A high ranking member of Vladimir Putin's personal protective service, who set up secure communications for Putin, did not just defect on a work trip to Kazakhstan about four months ago; soon after he went into hiding, he criticized Putin on video to journalists. 

"I consider this man a war criminal. Although I did not participate specifically in these military activities, I do not consider it possible for me to carry out his criminal orders or even to be in his service," Russian defector Gleb Karakulov told London-based investigative group the Dossier Center, which is funded by Russian billionaire and Putin foe Mikhail Khodorkovsky.

"We're really worried about his safety.
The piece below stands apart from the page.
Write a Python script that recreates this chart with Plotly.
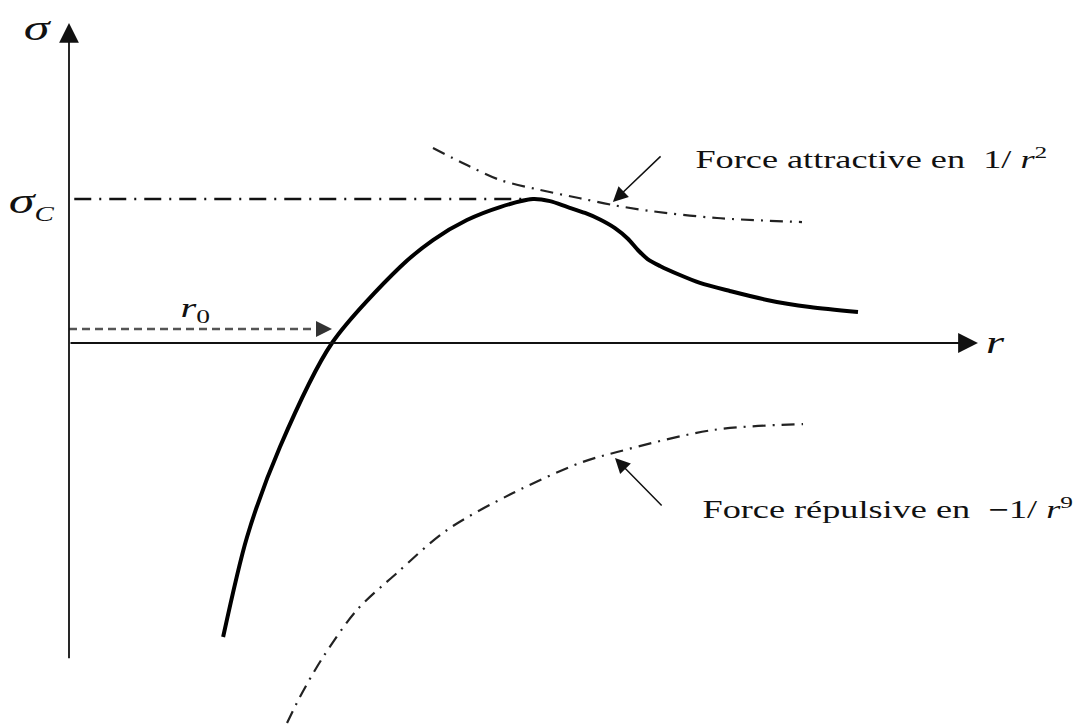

We've been waiting for four months until we could release these interviews," said Ilya Rozhdestvenskii, a Dossier Center reporter. 

Rozhdestvenskii says Karakulov told him that Putin pretends to fly on planes, but that he actually travels in a nondescript but armored train, equipped with a special communications system. That's because Putin is very fearful that he could be tracked. 

Rozhdestvenskii also says that despite rumors of Putin being ill, the Russian president remains healthy. "There were just one or two business trips that were canceled because Putin got ill. So if you are ill for two times in 13 years, probably, you're a very, very healthy person ... Putin, as Karakulov told us, has regular checkups every year. So he is in a better condition than anybody of his age is." 

Karakulov left Russia without telling his parents, who supported the war in Ukraine. His wife and daughter fled with him. He told Rozhdestvenskii not to ask about foreign intelligence services who may approach him, according to Rozhdestvenskii. 

Intelligence sources say that wherever Karakulov has sought asylum, he will be talking to that country's intelligence services — and receiving protection as Russia tries to hunt him down.